The intersection of any arbitrary collection of subgroups of a group is again a subgroup.

### Symbolic statement

Let $H_i\!$ be an arbitrary collection of subgroups of a group $G\!$ indexed by $i \in I$. Then, $\textstyle\bigcap_{i \in I} H_i$ is again a subgroup of $G\!$.

Note that if the collection $I\!$ is empty, the intersection is defined to be the whole group. In this case, the intersection is clearly a subgroup. It should be noted that the case of an empty intersection is covered in the language of the general proof.

## Proof

Given: Let $H_i\!$ be an arbitrary collection of subgroups of a group $G\!$ indexed by $i \in I.$ Let us denote $H = \textstyle\bigcap_{i \in I} H_i.$ Here, $e\!$ denotes the identity element of $G.\!$

To prove: We need to show that $H$ is a subgroup.
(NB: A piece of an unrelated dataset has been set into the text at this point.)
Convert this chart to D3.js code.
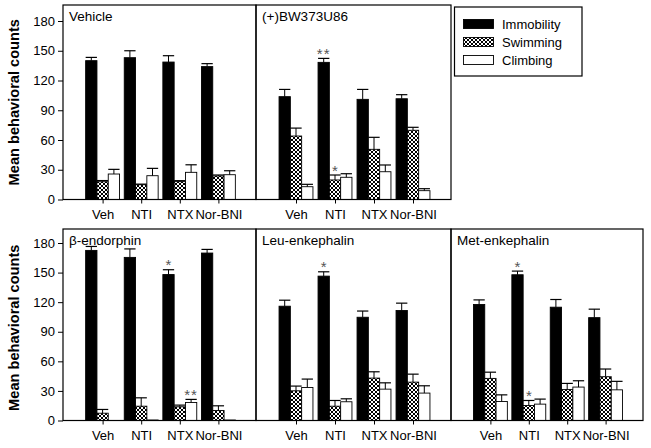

In other words, we need to show the following:

1. $e \in H$
2. If $g \in H$ then $g^{-1} \in H$
3. If $g, h \in H$ then $gh \in H$

Proof: Let's prove these one by one:

1. Since $e \in H_i$ for every $i,\!$ $e \in H.$
2. Take $g \in H$. Then $g \in H_i$ for every $i \in I.$ Since each $H_i\!$ is a subgroup, $g^{-1} \in H_i$ for each $i \in I.$ Thus, $g^{-1} \in H.$
3. Take $g, h \in H.$ Then $g, h \in H_i$ for every $i,\!$ so $gh \in H_i$ for every $i \in I.$ Thus $gh \in H.$